Index Types
DuckDB currently uses two index types:
- A min-max index (also known as zonemap and block range index) is automatically created for columns of all general-purpose data types.
- An Adaptive Radix Tree (ART) is mainly used to ensure primary key constraints and to speed up point and very highly selective (i.e., < 0.1%) queries. Such an index is automatically created for columns with a
UNIQUE
orPRIMARY KEY
constraint and can be defined usingCREATE INDEX
.
Joins on columns with an ART index can make use of the index join algorithm.
Index joins are disabled by default, forcing them is possible by issuing the following PRAGMA
:
PRAGMA force_index_join;
ART indexes must currently be able to fit in-memory. Avoid creating ART indexes if the index does not fit in memory.
Persistence
Both min-max indexes and ART indexes are persisted on disk.
Create Index
CREATE INDEX
constructs an index on the specified column(s) of the specified table. Compound indexes on multiple columns/expressions are supported.
Unidimensional indexes are supported, while multidimensional indexes are not yet supported.
Parameters
Name | Description |
---|---|
UNIQUE |
Causes the system to check for duplicate values in the table when the index is created (if data already exist) and each time data is added. Attempts to insert or update data that would result in duplicate entries will generate an error. |
name |
The name of the index to be created. |
table |
The name of the table to be indexed. |
column |
The name of the column to be indexed. |
expression |
An expression based on one or more columns of the table. The expression usually must be written with surrounding parentheses, as shown in the syntax. However, the parentheses can be omitted if the expression has the form of a function call. |
Examples
-- Create a unique index 'films_id_idx' on the column id of table films.

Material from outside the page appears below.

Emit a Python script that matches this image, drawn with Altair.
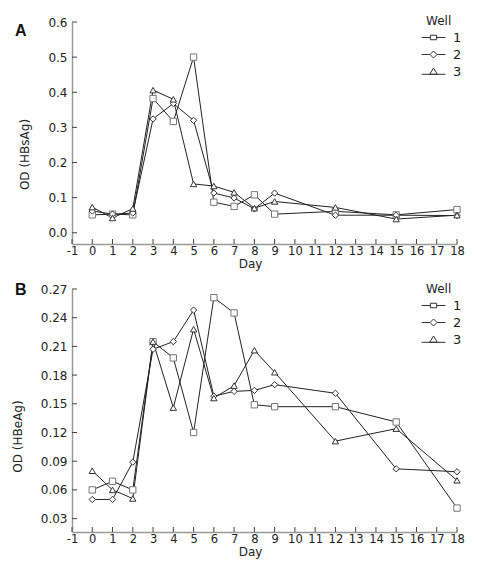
import altair as alt
import pandas as pd

days = [0, 1, 2, 3, 4, 5, 6, 7, 8, 9, 12, 15, 18]
wells = ["1", "2", "3"]

hbsag_w1 = [0.051, 0.053, 0.051, 0.382, 0.317, 0.500, 0.087, 0.075, 0.108, 0.053, 0.061, 0.051, 0.066]
hbsag_w2 = [0.062, 0.053, 0.056, 0.324, 0.368, 0.320, 0.113, 0.099, 0.068, 0.113, 0.050, 0.050, 0.049]
hbsag_w3 = [0.073, 0.042, 0.069, 0.406, 0.380, 0.139, 0.133, 0.115, 0.070, 0.089, 0.072, 0.039, 0.050]

hbeag_w1 = [0.060, 0.069, 0.060, 0.215, 0.198, 0.120, 0.261, 0.245, 0.149, 0.147, 0.147, 0.131, 0.041]
hbeag_w2 = [0.050, 0.050, 0.089, 0.207, 0.215, 0.248, 0.158, 0.163, 0.164, 0.170, 0.161, 0.082, 0.079]
hbeag_w3 = [0.080, 0.060, 0.051, 0.215, 0.146, 0.228, 0.156, 0.169, 0.206, 0.183, 0.111, 0.124, 0.070]

x_ticks = list(range(-1, 19))
hbs_ticks = [0.0, 0.1, 0.2, 0.3, 0.4, 0.5, 0.6]
hbe_ticks = [0.03, 0.06, 0.09, 0.12, 0.15, 0.18, 0.21, 0.24, 0.27]

FONT = "DejaVu Sans"

legend_paths = [
    "M-1.7,0H-0.45M0.45,0H1.7M-0.45,-0.32H0.45V0.32H-0.45Z",
    "M-1.7,0H-0.5M0.5,0H1.7M-0.5,0L0,-0.5L0.5,0L0,0.5Z",
    "M-1.7,0.4H1.7M-0.55,0.4L0,-0.5L0.55,0.4Z",
]


def make_df(series):
    rows = []
    for w, vals in zip(wells, series):
        for d, v in zip(days, vals):
            rows.append({"Day": d, "OD": v, "Well": w})
    return pd.DataFrame(rows)


def panel(df, label, label_y, ytitle, ytitle_y, ydomain, yticks, yfmt, height, legend_y):
    xscale = alt.Scale(domain=[-1, 18], nice=False, zero=False)
    yscale = alt.Scale(domain=ydomain, nice=False, zero=False)
    xaxis = alt.Axis(
        values=x_ticks, title="Day", labelExpr="'' + datum.value", ticks=False, tickSize=0,
        labelPadding=1, labelFlush=False, labelOverlap=False, labelBound=False,
        titlePadding=2, titleX=178, domainColor="#999999", domainWidth=1.5,
        labelColor="#222222", titleColor="#222222",
        labelFontSize=11.5, titleFontSize=12, labelFont=FONT, titleFont=FONT,
        titleFontWeight="normal", grid=False,
    )
    yaxis = alt.Axis(
        values=yticks, title=ytitle, format=yfmt, ticks=False, tickSize=0,
        labelPadding=5, titlePadding=16, titleY=ytitle_y, domainColor="#999999", domainWidth=1.5,
        labelColor="#222222", titleColor="#222222",
        labelFontSize=12, titleFontSize=12, labelFont=FONT, titleFont=FONT,
        titleFontWeight="normal", grid=False,
    )
    x = alt.X("Day:Q", scale=xscale, axis=xaxis)
    y = alt.Y("OD:Q", scale=yscale, axis=yaxis)
    base = alt.Chart(df)
    xt = alt.Chart(pd.DataFrame({"Day": x_ticks})).mark_rule(color="#444444", strokeWidth=1).encode(
        x=x, y=alt.value(height), y2=alt.value(height - 5)
    )
    yt = alt.Chart(pd.DataFrame({"OD": yticks})).mark_rule(color="#444444", strokeWidth=1).encode(
        y=y, x=alt.value(0), x2=alt.value(5)
    )
    lines = base.mark_line(color="#222222", strokeWidth=1).encode(
        x=x, y=y, detail="Well:N"
    )
    points = base.mark_point(filled=True, fill="white", strokeWidth=1, size=40, opacity=1).encode(
        x=x, y=y,
        shape=alt.Shape("Well:N", scale=alt.Scale(domain=wells, range=["square", "diamond", "triangle-up"]), legend=None),
        stroke=alt.Stroke("Well:N", scale=alt.Scale(domain=wells, range=["#777777", "#333333", "#333333"]), legend=None),
    )
    leg = base.mark_point(filled=False, color="#333333", strokeWidth=1).encode(
        x=x, y=y,
        shape=alt.Shape(
            "Well:N",
            scale=alt.Scale(domain=wells, range=legend_paths),
            legend=alt.Legend(
                title="Well", orient="none", legendX=354, legendY=legend_y,
                symbolSize=196, symbolStrokeWidth=1, symbolStrokeColor="#333333",
                symbolFillColor="white", symbolOpacity=1, titleFont=FONT, labelFont=FONT,
                titleFontSize=12, labelFontSize=13, titleFontWeight="normal",
                titleColor="#222222", labelColor="#222222", rowPadding=2,
                labelOffset=12, titlePadding=2,
            ),
        ),
    ).transform_filter("datum.Day < -100")
    lab = alt.Chart(pd.DataFrame({"t": [label]})).mark_text(
        font="Liberation Sans", fontWeight="bold", fontSize=16, align="left", baseline="top", color="#111111"
    ).encode(text="t:N", x=alt.value(-57), y=alt.value(label_y))
    return alt.layer(xt, yt, lines, points, leg, lab).resolve_scale(shape="independent", stroke="independent").properties(
        width=385, height=height
    )


dfa = make_df([hbsag_w1, hbsag_w2, hbsag_w3])
dfb = make_df([hbeag_w1, hbeag_w2, hbeag_w3])

pa = panel(dfa, "A", 1, "OD (HBsAg)", 132, [-0.032, 0.6], hbs_ticks, ".1f", 222, -6)
pb = panel(dfb, "B", -7, "OD (HBeAg)", 147, [0.016, 0.27], hbe_ticks, ".2f", 243, -5)

chart = alt.vconcat(pa, pb, spacing=12).resolve_scale(shape="independent", stroke="independent").resolve_legend(
    shape="independent"
).configure_view(stroke=None).properties(padding={"left": 3, "top": 8, "right": 5, "bottom": 5})

chart.save("out.html", embed_options={"renderer": "svg", "actions": False})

CREATE UNIQUE INDEX films_id_idx ON films (id);
-- Create index 's_idx' that allows for duplicate values on column revenue of table films.
CREATE INDEX s_idx ON films (revenue);
-- Create compound index 'gy_idx' on genre and year columns.

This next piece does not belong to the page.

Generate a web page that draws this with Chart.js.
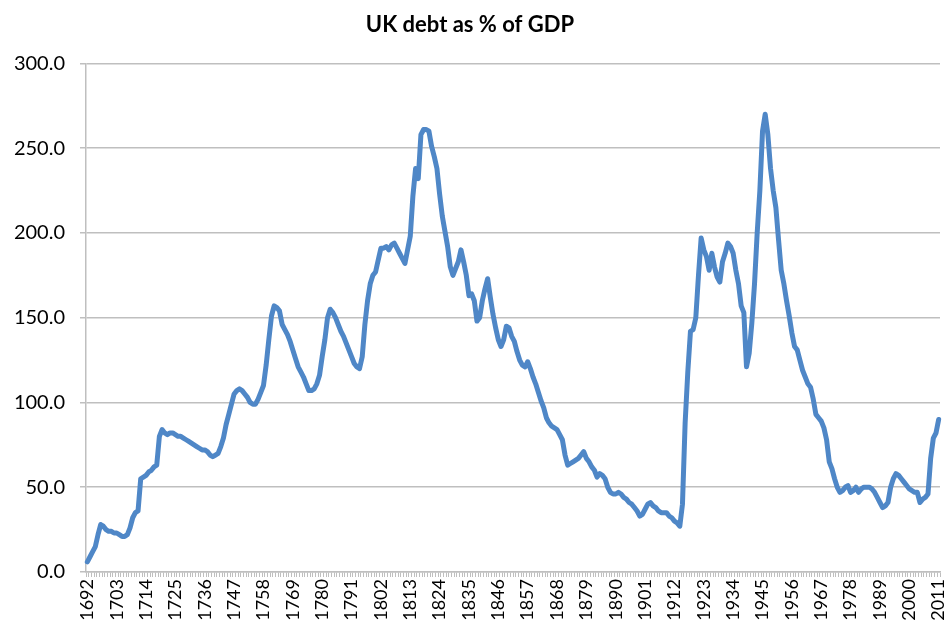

CREATE INDEX gy_idx ON films (genre, year);
-- Create index 'i_index' on the expression of the sum of columns j and k from table integers.
CREATE INDEX i_index ON integers ((j+k));
Drop Index
DROP INDEX
drops an existing index from the database system.
Parameters
Name | Description |
---|---|
IF EXISTS |
Do not throw an error if the index does not exist. |
name |
The name of an index to remove. |
Examples
-- Remove the index title_idx.
DROP INDEX title_idx;
Index Limitations
ART indexes create a secondary copy of the data in a second location - this complicates processing, particularly when combined with transactions. Certain limitations apply when it comes to modifying data that is also stored in secondary indexes.

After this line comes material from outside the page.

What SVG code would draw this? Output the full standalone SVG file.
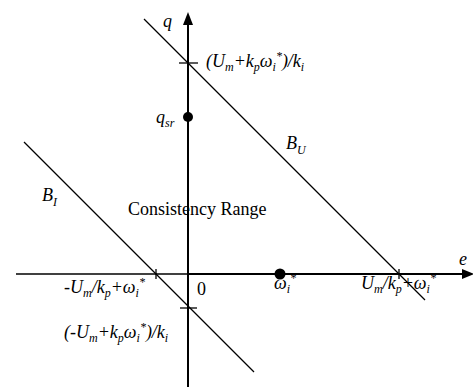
<svg xmlns="http://www.w3.org/2000/svg" width="473" height="387" viewBox="0 0 473 387">
<style>
.t{font-family:"Liberation Serif","Times New Roman",serif;font-size:18px;font-style:italic;fill:#000}
.r{font-family:"Liberation Serif","Times New Roman",serif;font-size:18px;fill:#000}
.s{font-size:12px}
.ax{stroke:#000;stroke-width:2;fill:none}
.ln{stroke:#000;stroke-width:1.3;fill:none}
.tk{stroke:#000;stroke-width:1.3}
</style>
<rect width="473" height="387" fill="#fff"/>
<g id="axes">
<line class="ax" x1="188" y1="387" x2="188" y2="22"/>
<polygon points="188,12 183,25 193,25" fill="#000"/>
<line class="ax" x1="16" y1="274" x2="463" y2="274" style="stroke-width:1.5"/>
<line class="ax" x1="188" y1="274" x2="463" y2="274"/>
<polygon points="474,274 462,269 462,279" fill="#000"/>
</g>
<g id="connectors">
<line id="BU-line" class="ln" x1="144" y1="19" x2="425" y2="300"/>
<line id="BI-line" class="ln" x1="24" y1="142" x2="254" y2="372"/>
<line class="tk" x1="179" y1="63" x2="198" y2="63"/>
<line class="tk" x1="180" y1="308" x2="197" y2="308"/>
<line class="tk" x1="156" y1="269" x2="156" y2="279"/>
<line class="tk" x1="399" y1="269" x2="399" y2="279"/>
</g>
<g id="q-axis-label"><text class="t" x="163" y="27">q</text></g>
<g id="e-axis-label"><text class="t" x="459" y="265">e</text></g>
<g id="upper-intercept"><text class="t" x="206" y="67">(U<tspan class="s" dy="4">m</tspan><tspan dy="-4">+k</tspan><tspan class="s" dy="4">p</tspan><tspan dy="-4">ω</tspan><tspan class="s" dy="4">i</tspan><tspan class="s" dy="-11">*</tspan><tspan dy="7">)/k</tspan><tspan class="s" dy="4">i</tspan></text></g>
<g id="qsr"><circle cx="188" cy="117" r="5" fill="#000"/><text class="t" x="156" y="123">q<tspan class="s" dy="4">sr</tspan></text></g>
<g id="BU"><text class="t" x="286" y="149">B<tspan class="s" dy="5">U</tspan></text></g>
<g id="BI"><text class="t" x="42" y="201">B<tspan class="s" dy="5">I</tspan></text></g>
<g id="range"><text class="r" x="128" y="215">Consistency Range</text></g>
<g id="neg-e-intercept"><text class="t" x="64" y="293">-U<tspan class="s" dy="4">m</tspan><tspan dy="-4">/k</tspan><tspan class="s" dy="4">p</tspan><tspan dy="-4">+ω</tspan><tspan class="s" dy="4">i</tspan><tspan class="s" dy="-11">*</tspan></text></g>
<g id="origin"><text class="r" x="197" y="295">0</text></g>
<g id="omega"><circle cx="280" cy="274" r="5.5" fill="#000"/><text class="t" x="274" y="289">ω<tspan class="s" dy="4">i</tspan><tspan class="s" dy="-11">*</tspan></text></g>
<g id="pos-e-intercept"><text class="t" x="361" y="289">U<tspan class="s" dy="4">m</tspan><tspan dy="-4">/k</tspan><tspan class="s" dy="4">p</tspan><tspan dy="-4">+ω</tspan><tspan class="s" dy="4">i</tspan><tspan class="s" dy="-11">*</tspan></text></g>
<g id="lower-intercept"><text class="t" x="64" y="338">(-U<tspan class="s" dy="4">m</tspan><tspan dy="-4">+k</tspan><tspan class="s" dy="4">p</tspan><tspan dy="-4">ω</tspan><tspan class="s" dy="4">i</tspan><tspan class="s" dy="-11">*</tspan><tspan dy="7">)/k</tspan><tspan class="s" dy="4">i</tspan></text></g>
</svg>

Updates Become Deletes and Inserts
When an update statement is executed on a column that is present in an index - the statement is transformed into a delete of the original row followed by an insert. This has certain performance implications, particularly for wide tables, as entire rows are rewritten instead of only the affected columns.
Over-Eager Unique Constraint Checking
Due to the presence of transactions, data can only be removed from the index after (1) the transaction that performed the delete is committed, and (2) no further transactions exist that refer to the old entry still present in the index. As a result of this - transactions that perform deletions followed by insertions may trigger unexpected unique constraint violations, as the deleted tuple has not actually been removed from the index yet. For example:
CREATE TABLE students(id INTEGER PRIMARY KEY, name VARCHAR);
INSERT INTO students VALUES (1, 'Student 1');
BEGIN;
DELETE FROM students WHERE id=1;
INSERT INTO students VALUES (1, 'Student 2');
-- Constraint Error: Duplicate key "id: 1" violates primary key constraint
This, combined with the fact that updates are turned into deletions and insertions within the same transaction, means that updating rows in the presence of unique or primary key constraints can often lead to unexpected unique constraint violations.
CREATE TABLE students(id INTEGER PRIMARY KEY, name VARCHAR);
INSERT INTO students VALUES (1, 'Student 1');
UPDATE students SET name='Student 2', id=1 WHERE id=1;
-- Constraint Error: Duplicate key "id: 1" violates primary key constraint
Currently this is an expected limitation of the system - although we aim to resolve this in the future.